Neuromodulation for cancer related pain

Neuromodulation is a medical treatment that uses electrical pulses or chemicals directly on nerves, nerve clusters, or parts of the central nervous system to change how nerve signals are sent and received in the body in order to reduce or relieve pain.


During cancer treatment or after treatments are completed, it can be difficult to manage pain. Medications such as opioids may help at first but often have side-effects that outweigh the benefits. Additionally, many times the source of cancer-related pain may arise from multiple sites or be diffuse. Neuromodulation can be an effective tool in the management of cancer-related pain. These treatments target pain not at the site of the identified cancer or tumor, but rather at the level of the spinal cord or brain, altering or blocking the pain signals coming from the body.




Intrathecal Pain Pump

During cancer treatment, managing pain can be difficult. For patients unable to control their pain with medication or find the side-effects too severe, an Intrathecal Pain Pump may be the right option. The pump can present a solution to help deliver medications more effectively and efficiently manage a person’s pain by delivering the medication directly to the central nervous system bypassing the gut in the case of oral medications or the circulatory system in the case of intravenous medications.

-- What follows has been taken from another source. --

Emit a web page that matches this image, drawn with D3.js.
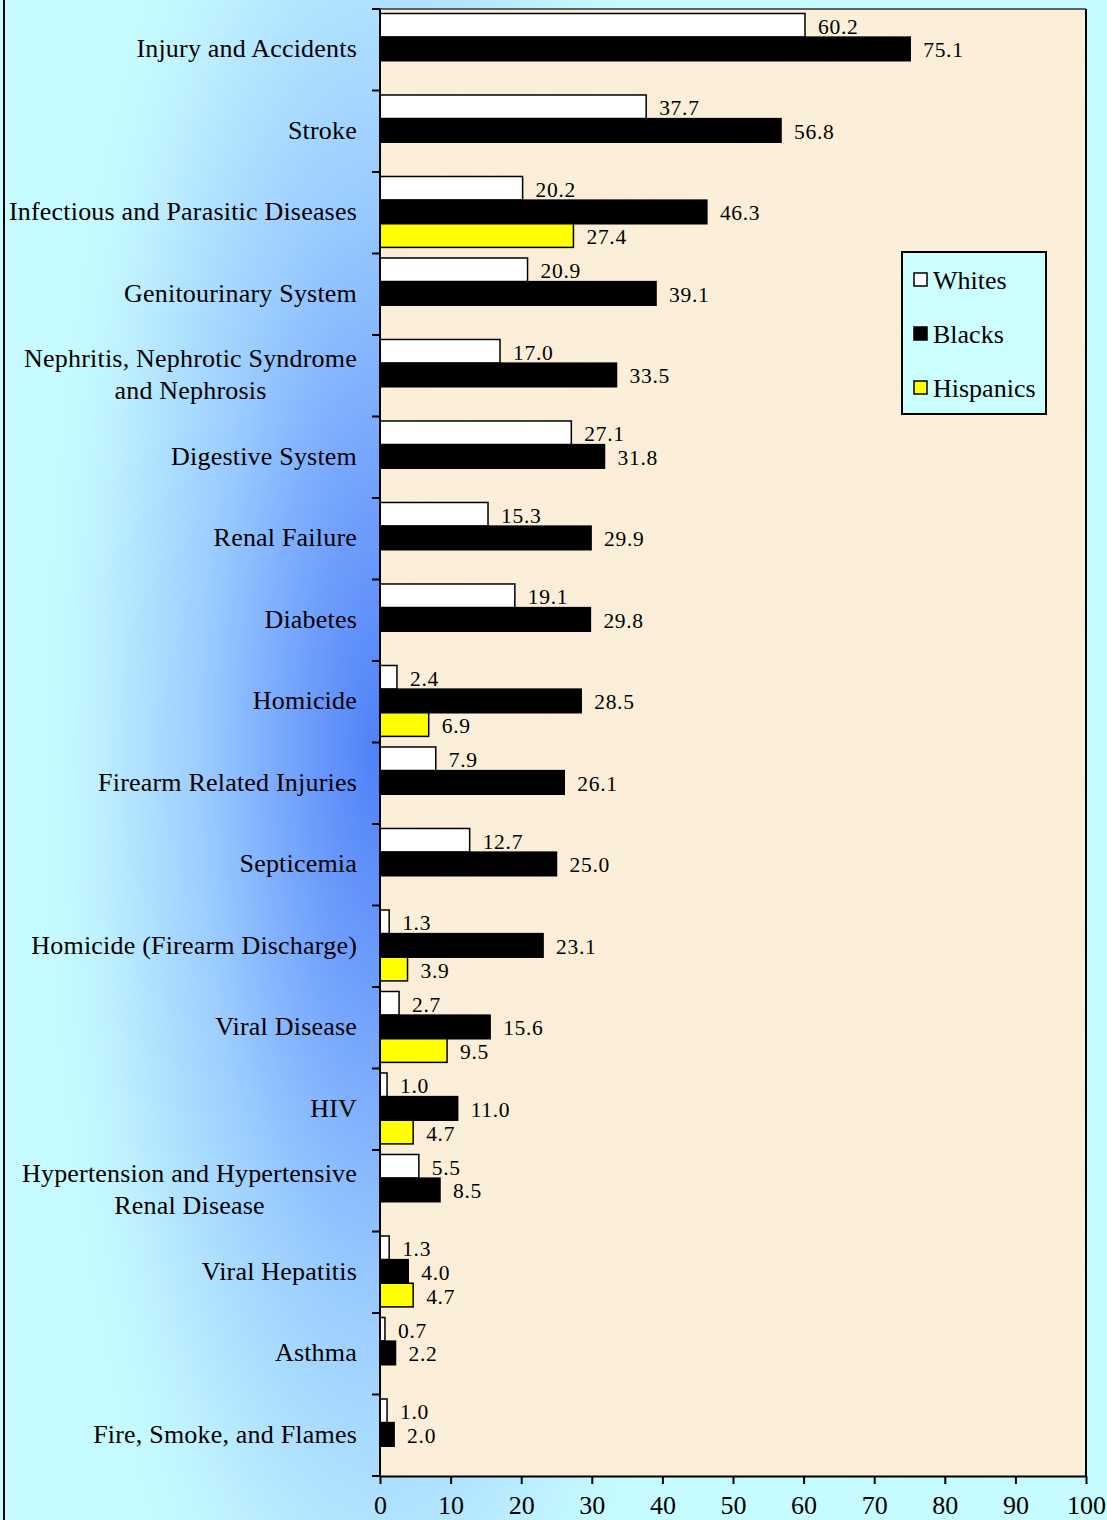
<!DOCTYPE html>
<html>
<head>
<meta charset="utf-8">
<script src="https://cdn.jsdelivr.net/npm/d3@7"></script>
<style>
  html, body { margin: 0; padding: 0; background: #c6fcff; }
  svg { display: block; }
  text { font-family: "Liberation Serif", "Times New Roman", serif; fill: #000; }
</style>
</head>
<body>
<svg id="chart" width="1107" height="1520"></svg>
<script>
const categories = [
  "Injury and Accidents",
  "Stroke",
  "Infectious and Parasitic Diseases",
  "Genitourinary System",
  "Nephritis, Nephrotic Syndrome\nand Nephrosis",
  "Digestive System",
  "Renal Failure",
  "Diabetes",
  "Homicide",
  "Firearm Related Injuries",
  "Septicemia",
  "Homicide (Firearm  Discharge)",
  "Viral Disease",
  "HIV",
  "Hypertension and Hypertensive\nRenal Disease",
  "Viral Hepatitis",
  "Asthma",
  "Fire, Smoke, and Flames"
];
const seriesNames = ["Whites", "Blacks", "Hispanics"];
const whites    = [60.2, 37.7, 20.2, 20.9, 17.0, 27.1, 15.3, 19.1, 2.4, 7.9, 12.7, 1.3, 2.7, 1.0, 5.5, 1.3, 0.7, 1.0];
const blacks    = [75.1, 56.8, 46.3, 39.1, 33.5, 31.8, 29.9, 29.8, 28.5, 26.1, 25.0, 23.1, 15.6, 11.0, 8.5, 4.0, 2.2, 2.0];
const hispanics = [null, null, 27.4, null, null, null, null, null, 6.9, null, null, 3.9, 9.5, 4.7, null, 4.7, null, null];
const xTicks = [0, 10, 20, 30, 40, 50, 60, 70, 80, 90, 100];
const seriesColors = ["#ffffff", "#000000", "#ffff00"];

const svg = d3.select("#chart");
const W = 1107, H = 1520;
const plot = { left: 380, right: 1086, top: 9, bottom: 1476 };

const defs = svg.append("defs");
const glow = defs.append("radialGradient").attr("id", "glow")
  .attr("cx", 0.5).attr("cy", 0.5).attr("r", 0.5);
glow.append("stop").attr("offset", 0).attr("stop-color", "#4f80f7");
glow.append("stop").attr("offset", 0.22).attr("stop-color", "#70a0fc");
glow.append("stop").attr("offset", 0.5).attr("stop-color", "#9ccdff");
glow.append("stop").attr("offset", 0.78).attr("stop-color", "#bdefff");
glow.append("stop").attr("offset", 1).attr("stop-color", "#c6fcff").attr("stop-opacity", 0);

const tex = defs.append("filter").attr("id", "tex")
  .attr("x", 0).attr("y", 0).attr("width", "100%").attr("height", "100%");
tex.append("feTurbulence").attr("type", "fractalNoise").attr("baseFrequency", 0.025)
  .attr("numOctaves", 3).attr("seed", 7).attr("result", "n");
tex.append("feColorMatrix").attr("in", "n").attr("type", "matrix")
  .attr("values", "0 0 0 0 0.95  0 0 0 0 0.85  0 0 0 0 0.70  0 0 0 1.6 -0.6");

// background
svg.append("rect").attr("width", W).attr("height", H).attr("fill", "#c6fcff");
svg.append("rect").attr("x", 20).attr("y", -380).attr("width", 720).attr("height", 2260)
  .attr("fill", "url(#glow)");
svg.append("line").attr("x1", 4).attr("x2", 4).attr("y1", 0).attr("y2", H)
  .attr("stroke", "#000").attr("stroke-width", 2);

// plot area
svg.append("rect").attr("x", plot.left).attr("y", plot.top)
  .attr("width", plot.right - plot.left).attr("height", plot.bottom - plot.top)
  .attr("fill", "#fcefd9");
svg.append("rect").attr("x", plot.left).attr("y", plot.top)
  .attr("width", plot.right - plot.left).attr("height", plot.bottom - plot.top)
  .attr("fill", "#fff").attr("filter", "url(#tex)");

const x = d3.scaleLinear().domain([0, 100]).range([plot.left, plot.right]);
const y = d3.scaleBand().domain(categories).range([plot.top, plot.bottom]).padding(0);
const bw = y.bandwidth();
const ys = d3.scaleBand().domain(seriesNames).range([bw * 0.055, bw * 0.055 + bw * 0.87]).padding(0);

const rows = categories.map((c, i) => ({
  cat: c,
  vals: [whites[i], blacks[i], hispanics[i]]
}));

const g = svg.append("g");
rows.forEach(r => {
  r.vals.forEach((v, si) => {
    if (v === null || v === undefined) return;
    const by = y(r.cat) + ys(seriesNames[si]);
    g.append("rect")
      .attr("x", x(0)).attr("y", by)
      .attr("width", x(v) - x(0)).attr("height", ys.bandwidth())
      .attr("fill", seriesColors[si])
      .attr("stroke", "#000").attr("stroke-width", 1.5);
    g.append("text")
      .attr("x", x(v) + 13).attr("y", by + ys.bandwidth() / 2 + 8.5)
      .attr("font-size", 21.5).attr("letter-spacing", 0.7)
      .text(v.toFixed(1));
  });
});

// category labels
categories.forEach(c => {
  const lines = c.split("\n");
  const cy = y(c) + bw / 2;
  const t = svg.append("g");
  const texts = lines.map((ln, li) => t.append("text")
    .attr("font-size", 26).attr("letter-spacing", 0.2)
    .attr("y", cy + 7.5 + (li - (lines.length - 1) / 2) * 32)
    .text(ln));
  const maxW = d3.max(texts, tt => tt.node().getComputedTextLength());
  texts.forEach(tt => tt.attr("x", 357 - maxW / 2).attr("text-anchor", "middle"));
});

// left axis line with band-boundary ticks
svg.append("line").attr("x1", plot.left).attr("x2", plot.left)
  .attr("y1", plot.top).attr("y2", plot.bottom).attr("stroke", "#000").attr("stroke-width", 2);
svg.selectAll(".ytick").data(d3.range(categories.length + 1)).join("line")
  .attr("x1", plot.left - 8).attr("x2", plot.left)
  .attr("y1", i => plot.top + i * y.step()).attr("y2", i => plot.top + i * y.step())
  .attr("stroke", "#000").attr("stroke-width", 2);

// top and right frame
svg.append("line").attr("x1", plot.left).attr("x2", plot.right)
  .attr("y1", plot.top).attr("y2", plot.top).attr("stroke", "#333").attr("stroke-width", 1.5);
svg.append("line").attr("x1", plot.right).attr("x2", plot.right)
  .attr("y1", plot.top).attr("y2", plot.bottom).attr("stroke", "#000").attr("stroke-width", 2);

// bottom axis
const xAxis = svg.append("g").attr("transform", `translate(0,${plot.bottom})`)
  .call(d3.axisBottom(x).tickValues(xTicks).tickSize(8).tickSizeOuter(0).tickFormat(d3.format("d")));
xAxis.select(".domain").attr("stroke", "#000").attr("stroke-width", 2);
xAxis.selectAll(".tick line").attr("stroke", "#000").attr("stroke-width", 2);
xAxis.selectAll(".tick text")
  .attr("font-family", '"Liberation Serif", "Times New Roman", serif')
  .attr("font-size", 26).attr("fill", "#000").attr("dy", 0).attr("y", 38);

// legend
const lg = svg.append("g");
lg.append("rect").attr("x", 902).attr("y", 252).attr("width", 144).attr("height", 162)
  .attr("fill", "#ccffff").attr("stroke", "#000").attr("stroke-width", 2);
seriesNames.forEach((s, i) => {
  const cy = 280 + i * 54;
  lg.append("rect").attr("x", 914).attr("y", cy - 7).attr("width", 13).attr("height", 13)
    .attr("fill", seriesColors[i]).attr("stroke", "#000").attr("stroke-width", 1.5);
  lg.append("text").attr("x", 933).attr("y", cy + 9).attr("font-size", 26).text(s);
});
</script>
</body>
</html>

Intrathecal pain pumps or intrathecal medication delivery systems are programmable pumps implanted in the body to provide timed and efficient delivery of pain medication. These pumps are implanted underneath the skin with a catheter or tube extending into the spinal canal. Intrathecal pumps release drugs directly into the spinal fluid surrounding the signaling nerve pathways of the spinal cord, resulting in the patients needing much lower doses of medications like morphine or opioids (as little as one thousandth of a traditional oral dose).

Spinal Cord Stimulation

Spinal Cord Stimulation (SCS) provides electrical stimuli to the spinal cord to change or modulate pain signals before they can be interpreted by the brain. After a trial to test whether this treatment is effective is performed, a programmable battery is inserted underneath the skin that is connected to cables or leads extending into the spinal canal where the spinal cord is situated. This treatment may be the right choice for people who no longer respond to medications or have no other surgical options for the treatment of their cancer pain.